EXERCISE -> Give back only the lines from the one that contains "Convert this chart to Apache ECharts code." through the one that contains "const titles = ['MSE(mm)", word for word and without images.
─── TASK MATERIAL ───
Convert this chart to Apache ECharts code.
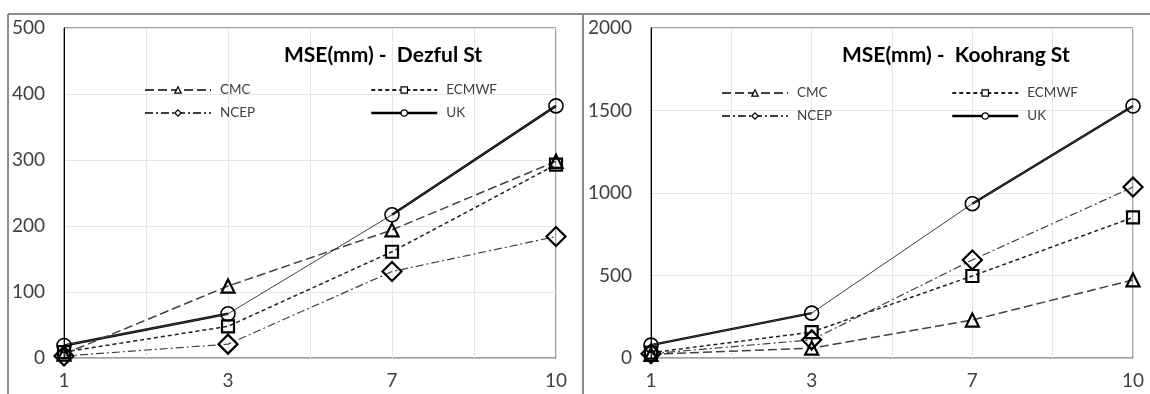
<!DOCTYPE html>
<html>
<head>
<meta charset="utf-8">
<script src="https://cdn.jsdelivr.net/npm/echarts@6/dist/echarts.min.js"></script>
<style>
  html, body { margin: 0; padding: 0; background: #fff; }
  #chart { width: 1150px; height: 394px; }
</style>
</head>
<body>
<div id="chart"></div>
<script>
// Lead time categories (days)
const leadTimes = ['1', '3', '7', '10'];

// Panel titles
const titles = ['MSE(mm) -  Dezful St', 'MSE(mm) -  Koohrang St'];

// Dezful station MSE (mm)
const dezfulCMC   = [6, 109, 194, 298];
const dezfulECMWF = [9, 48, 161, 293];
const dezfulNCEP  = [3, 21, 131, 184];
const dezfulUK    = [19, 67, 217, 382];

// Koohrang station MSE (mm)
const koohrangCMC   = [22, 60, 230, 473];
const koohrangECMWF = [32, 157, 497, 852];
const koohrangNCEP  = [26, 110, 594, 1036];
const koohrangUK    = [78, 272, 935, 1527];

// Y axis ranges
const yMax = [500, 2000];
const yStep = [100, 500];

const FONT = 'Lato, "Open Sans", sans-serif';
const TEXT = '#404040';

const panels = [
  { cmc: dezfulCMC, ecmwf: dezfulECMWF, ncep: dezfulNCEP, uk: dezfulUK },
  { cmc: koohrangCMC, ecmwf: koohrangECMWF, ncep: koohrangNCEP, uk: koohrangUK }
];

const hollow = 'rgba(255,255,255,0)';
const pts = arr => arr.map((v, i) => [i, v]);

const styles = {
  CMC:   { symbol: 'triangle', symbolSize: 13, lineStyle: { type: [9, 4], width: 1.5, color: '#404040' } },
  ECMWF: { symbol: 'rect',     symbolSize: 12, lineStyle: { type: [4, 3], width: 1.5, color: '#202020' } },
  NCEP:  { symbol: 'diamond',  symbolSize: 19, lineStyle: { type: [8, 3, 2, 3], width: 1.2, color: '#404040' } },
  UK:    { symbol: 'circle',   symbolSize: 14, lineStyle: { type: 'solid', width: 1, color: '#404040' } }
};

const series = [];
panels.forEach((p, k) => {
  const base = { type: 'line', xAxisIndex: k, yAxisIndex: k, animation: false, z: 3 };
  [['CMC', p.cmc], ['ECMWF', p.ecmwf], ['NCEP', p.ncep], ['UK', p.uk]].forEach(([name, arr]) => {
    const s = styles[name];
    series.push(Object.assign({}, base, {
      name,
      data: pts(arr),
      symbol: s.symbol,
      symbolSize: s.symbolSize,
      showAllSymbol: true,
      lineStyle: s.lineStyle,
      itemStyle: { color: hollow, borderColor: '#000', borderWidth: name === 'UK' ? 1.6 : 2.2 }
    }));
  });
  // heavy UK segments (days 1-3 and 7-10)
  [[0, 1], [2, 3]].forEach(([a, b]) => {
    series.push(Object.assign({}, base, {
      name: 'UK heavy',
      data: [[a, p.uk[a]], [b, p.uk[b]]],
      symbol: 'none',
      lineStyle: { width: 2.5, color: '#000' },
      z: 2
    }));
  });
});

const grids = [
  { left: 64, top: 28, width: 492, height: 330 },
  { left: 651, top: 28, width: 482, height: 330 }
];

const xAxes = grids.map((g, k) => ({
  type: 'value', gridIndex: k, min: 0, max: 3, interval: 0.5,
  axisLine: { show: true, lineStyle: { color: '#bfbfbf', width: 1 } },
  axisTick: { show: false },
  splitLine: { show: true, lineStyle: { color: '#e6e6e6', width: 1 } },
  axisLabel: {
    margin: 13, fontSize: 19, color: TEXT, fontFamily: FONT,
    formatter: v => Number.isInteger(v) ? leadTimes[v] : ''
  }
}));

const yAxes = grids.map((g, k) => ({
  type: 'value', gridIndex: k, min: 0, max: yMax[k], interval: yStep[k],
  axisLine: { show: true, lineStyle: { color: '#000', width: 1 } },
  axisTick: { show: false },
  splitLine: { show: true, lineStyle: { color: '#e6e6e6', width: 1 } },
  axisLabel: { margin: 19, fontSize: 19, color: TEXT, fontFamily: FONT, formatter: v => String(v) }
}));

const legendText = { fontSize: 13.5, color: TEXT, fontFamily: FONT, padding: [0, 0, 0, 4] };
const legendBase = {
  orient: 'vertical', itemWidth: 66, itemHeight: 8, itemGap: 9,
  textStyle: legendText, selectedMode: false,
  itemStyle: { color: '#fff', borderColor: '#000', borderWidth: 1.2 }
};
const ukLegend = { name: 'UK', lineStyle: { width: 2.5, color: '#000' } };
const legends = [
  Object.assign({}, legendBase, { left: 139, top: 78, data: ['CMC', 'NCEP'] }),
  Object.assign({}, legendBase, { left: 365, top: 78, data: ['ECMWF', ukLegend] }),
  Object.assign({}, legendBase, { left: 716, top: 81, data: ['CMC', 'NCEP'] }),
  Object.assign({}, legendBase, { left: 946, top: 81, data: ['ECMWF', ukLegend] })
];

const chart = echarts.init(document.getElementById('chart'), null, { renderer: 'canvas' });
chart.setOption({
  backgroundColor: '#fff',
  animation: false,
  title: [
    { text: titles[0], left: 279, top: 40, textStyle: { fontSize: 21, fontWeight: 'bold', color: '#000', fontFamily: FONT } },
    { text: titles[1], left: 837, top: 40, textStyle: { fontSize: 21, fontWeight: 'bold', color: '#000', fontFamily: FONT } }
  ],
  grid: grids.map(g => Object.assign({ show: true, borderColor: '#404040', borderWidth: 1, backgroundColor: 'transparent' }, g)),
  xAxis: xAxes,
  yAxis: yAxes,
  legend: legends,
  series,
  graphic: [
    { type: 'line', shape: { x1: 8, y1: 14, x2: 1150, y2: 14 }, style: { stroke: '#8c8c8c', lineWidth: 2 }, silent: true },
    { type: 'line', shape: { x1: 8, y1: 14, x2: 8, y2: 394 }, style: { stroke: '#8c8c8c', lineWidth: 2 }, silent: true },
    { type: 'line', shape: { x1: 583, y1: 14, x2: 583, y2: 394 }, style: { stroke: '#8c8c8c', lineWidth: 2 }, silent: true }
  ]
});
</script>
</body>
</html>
───
─── TASK MATERIAL ───
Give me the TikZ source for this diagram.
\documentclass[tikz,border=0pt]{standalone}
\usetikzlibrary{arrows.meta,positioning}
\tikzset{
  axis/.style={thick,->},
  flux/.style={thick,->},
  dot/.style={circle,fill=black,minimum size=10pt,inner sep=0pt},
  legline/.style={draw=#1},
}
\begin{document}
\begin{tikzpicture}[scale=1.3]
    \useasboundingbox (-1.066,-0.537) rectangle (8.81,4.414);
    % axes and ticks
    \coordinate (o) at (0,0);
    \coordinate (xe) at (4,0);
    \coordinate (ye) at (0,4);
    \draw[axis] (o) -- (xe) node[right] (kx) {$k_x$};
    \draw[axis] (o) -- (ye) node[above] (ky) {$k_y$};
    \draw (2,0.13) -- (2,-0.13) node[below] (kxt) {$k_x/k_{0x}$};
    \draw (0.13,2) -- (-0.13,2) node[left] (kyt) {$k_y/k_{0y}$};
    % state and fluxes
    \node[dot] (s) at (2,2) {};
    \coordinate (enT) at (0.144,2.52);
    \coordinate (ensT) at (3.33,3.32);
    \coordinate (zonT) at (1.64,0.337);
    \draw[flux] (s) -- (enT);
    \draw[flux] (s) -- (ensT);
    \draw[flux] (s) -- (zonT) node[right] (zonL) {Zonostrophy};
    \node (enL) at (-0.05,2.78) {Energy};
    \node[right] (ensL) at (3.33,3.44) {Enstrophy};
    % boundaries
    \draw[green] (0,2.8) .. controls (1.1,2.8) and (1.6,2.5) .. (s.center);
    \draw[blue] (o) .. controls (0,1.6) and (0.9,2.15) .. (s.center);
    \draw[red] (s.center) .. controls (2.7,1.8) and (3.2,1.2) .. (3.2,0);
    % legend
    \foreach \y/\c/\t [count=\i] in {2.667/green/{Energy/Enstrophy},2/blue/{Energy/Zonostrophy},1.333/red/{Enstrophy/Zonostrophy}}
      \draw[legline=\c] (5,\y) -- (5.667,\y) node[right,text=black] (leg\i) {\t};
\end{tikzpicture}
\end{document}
───
TASK OUTPUT ->
Convert this chart to Apache ECharts code.
<!DOCTYPE html>
<html>
<head>
<meta charset="utf-8">
<script src="https://cdn.jsdelivr.net/npm/echarts@6/dist/echarts.min.js"></script>
<style>
  html, body { margin: 0; padding: 0; background: #fff; }
  #chart { width: 1150px; height: 394px; }
</style>
</head>
<body>
<div id="chart"></div>
<script>
// Lead time categories (days)
const leadTimes = ['1', '3', '7', '10'];

// Panel titles
const titles = ['MSE(mm) -  Dezful St', 'MSE(mm) -  Koohrang St'];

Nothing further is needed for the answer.